■ AIM OF THE TASK
The line containing "(0,0) rectangle (860,645);" marks the end: extract everything from the first line of the data through that line, exactly, with no pictures.

----- DATA LINES

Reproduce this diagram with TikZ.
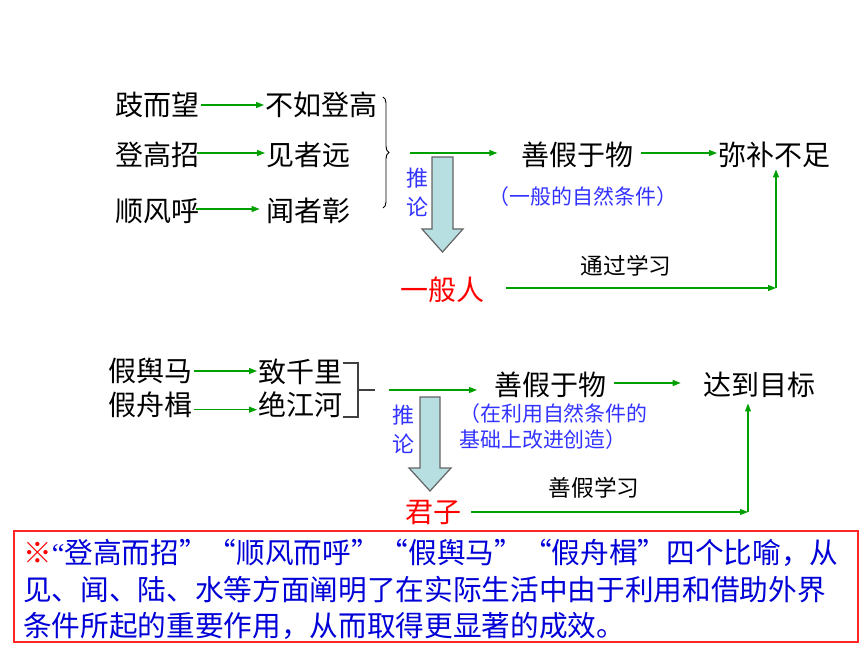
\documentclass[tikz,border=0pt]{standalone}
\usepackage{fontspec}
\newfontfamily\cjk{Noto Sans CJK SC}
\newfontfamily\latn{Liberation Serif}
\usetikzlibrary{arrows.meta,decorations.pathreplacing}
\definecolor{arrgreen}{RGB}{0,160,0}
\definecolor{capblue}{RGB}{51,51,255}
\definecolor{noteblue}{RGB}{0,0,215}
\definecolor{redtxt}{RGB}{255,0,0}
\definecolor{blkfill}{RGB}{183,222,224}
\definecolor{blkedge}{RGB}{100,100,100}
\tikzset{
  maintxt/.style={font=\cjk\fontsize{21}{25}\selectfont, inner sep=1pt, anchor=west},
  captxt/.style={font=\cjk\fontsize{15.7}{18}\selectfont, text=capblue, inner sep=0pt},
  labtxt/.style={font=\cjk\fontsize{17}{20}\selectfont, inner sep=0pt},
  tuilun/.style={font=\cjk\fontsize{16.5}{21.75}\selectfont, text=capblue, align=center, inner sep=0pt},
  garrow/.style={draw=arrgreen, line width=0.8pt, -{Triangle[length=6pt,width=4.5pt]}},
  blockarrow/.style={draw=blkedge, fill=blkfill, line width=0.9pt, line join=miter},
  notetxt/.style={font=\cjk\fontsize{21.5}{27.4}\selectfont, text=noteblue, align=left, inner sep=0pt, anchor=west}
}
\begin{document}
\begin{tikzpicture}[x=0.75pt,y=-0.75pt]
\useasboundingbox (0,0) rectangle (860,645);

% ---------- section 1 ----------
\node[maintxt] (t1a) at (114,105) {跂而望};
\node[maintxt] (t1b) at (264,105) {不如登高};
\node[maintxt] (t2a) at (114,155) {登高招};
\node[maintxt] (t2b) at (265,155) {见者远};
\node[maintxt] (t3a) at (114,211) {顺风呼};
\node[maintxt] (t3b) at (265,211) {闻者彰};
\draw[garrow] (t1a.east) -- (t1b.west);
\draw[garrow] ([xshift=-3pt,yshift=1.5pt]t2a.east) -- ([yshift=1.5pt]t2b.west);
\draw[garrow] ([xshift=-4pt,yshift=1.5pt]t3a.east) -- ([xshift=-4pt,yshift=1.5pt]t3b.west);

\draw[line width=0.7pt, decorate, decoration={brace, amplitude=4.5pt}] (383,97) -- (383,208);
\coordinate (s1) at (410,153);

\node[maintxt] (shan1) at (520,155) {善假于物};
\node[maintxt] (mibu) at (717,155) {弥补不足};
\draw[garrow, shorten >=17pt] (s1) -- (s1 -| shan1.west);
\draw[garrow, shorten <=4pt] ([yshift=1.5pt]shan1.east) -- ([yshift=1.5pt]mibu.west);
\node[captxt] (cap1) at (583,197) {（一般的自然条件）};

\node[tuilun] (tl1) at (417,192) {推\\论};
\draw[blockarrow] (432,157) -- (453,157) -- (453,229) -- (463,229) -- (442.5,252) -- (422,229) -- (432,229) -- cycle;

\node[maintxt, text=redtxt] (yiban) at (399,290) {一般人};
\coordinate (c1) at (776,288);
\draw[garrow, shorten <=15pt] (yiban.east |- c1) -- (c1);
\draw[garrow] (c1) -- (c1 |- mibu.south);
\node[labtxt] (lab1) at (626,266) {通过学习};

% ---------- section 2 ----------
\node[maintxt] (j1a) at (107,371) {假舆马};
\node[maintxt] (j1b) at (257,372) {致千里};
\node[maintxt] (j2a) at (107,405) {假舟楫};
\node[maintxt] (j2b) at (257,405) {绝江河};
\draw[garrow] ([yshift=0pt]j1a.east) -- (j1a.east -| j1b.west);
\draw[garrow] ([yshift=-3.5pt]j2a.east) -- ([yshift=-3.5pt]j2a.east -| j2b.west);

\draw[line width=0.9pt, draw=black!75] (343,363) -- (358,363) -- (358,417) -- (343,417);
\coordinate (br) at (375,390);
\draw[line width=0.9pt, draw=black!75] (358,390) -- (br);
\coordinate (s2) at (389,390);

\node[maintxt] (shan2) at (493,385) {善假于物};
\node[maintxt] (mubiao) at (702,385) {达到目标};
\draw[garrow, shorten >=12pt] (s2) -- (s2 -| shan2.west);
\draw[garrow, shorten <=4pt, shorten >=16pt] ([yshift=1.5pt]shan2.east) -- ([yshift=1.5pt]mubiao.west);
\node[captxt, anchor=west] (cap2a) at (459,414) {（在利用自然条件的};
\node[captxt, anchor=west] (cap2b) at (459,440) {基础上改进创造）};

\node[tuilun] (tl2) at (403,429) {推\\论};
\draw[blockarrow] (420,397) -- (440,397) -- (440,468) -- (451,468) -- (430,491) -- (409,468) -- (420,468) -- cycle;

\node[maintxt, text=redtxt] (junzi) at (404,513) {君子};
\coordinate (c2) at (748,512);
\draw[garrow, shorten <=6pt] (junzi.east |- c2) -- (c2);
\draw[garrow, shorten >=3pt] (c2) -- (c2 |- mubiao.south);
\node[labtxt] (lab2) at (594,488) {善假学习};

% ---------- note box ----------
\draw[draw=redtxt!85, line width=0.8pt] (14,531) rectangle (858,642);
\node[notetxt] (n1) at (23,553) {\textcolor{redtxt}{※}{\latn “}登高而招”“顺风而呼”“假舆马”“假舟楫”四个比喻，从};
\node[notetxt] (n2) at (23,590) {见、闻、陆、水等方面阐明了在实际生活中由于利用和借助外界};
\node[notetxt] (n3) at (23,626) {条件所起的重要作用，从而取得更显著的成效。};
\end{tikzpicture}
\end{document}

----------

■ RESULT OF THE EXERCISE
Reproduce this diagram with TikZ.
\documentclass[tikz,border=0pt]{standalone}
\usepackage{fontspec}
\newfontfamily\cjk{Noto Sans CJK SC}
\newfontfamily\latn{Liberation Serif}
\usetikzlibrary{arrows.meta,decorations.pathreplacing}
\definecolor{arrgreen}{RGB}{0,160,0}
\definecolor{capblue}{RGB}{51,51,255}
\definecolor{noteblue}{RGB}{0,0,215}
\definecolor{redtxt}{RGB}{255,0,0}
\definecolor{blkfill}{RGB}{183,222,224}
\definecolor{blkedge}{RGB}{100,100,100}
\tikzset{
  maintxt/.style={font=\cjk\fontsize{21}{25}\selectfont, inner sep=1pt, anchor=west},
  captxt/.style={font=\cjk\fontsize{15.7}{18}\selectfont, text=capblue, inner sep=0pt},
  labtxt/.style={font=\cjk\fontsize{17}{20}\selectfont, inner sep=0pt},
  tuilun/.style={font=\cjk\fontsize{16.5}{21.75}\selectfont, text=capblue, align=center, inner sep=0pt},
  garrow/.style={draw=arrgreen, line width=0.8pt, -{Triangle[length=6pt,width=4.5pt]}},
  blockarrow/.style={draw=blkedge, fill=blkfill, line width=0.9pt, line join=miter},
  notetxt/.style={font=\cjk\fontsize{21.5}{27.4}\selectfont, text=noteblue, align=left, inner sep=0pt, anchor=west}
}
\begin{document}
\begin{tikzpicture}[x=0.75pt,y=-0.75pt]
\useasboundingbox (0,0) rectangle (860,645);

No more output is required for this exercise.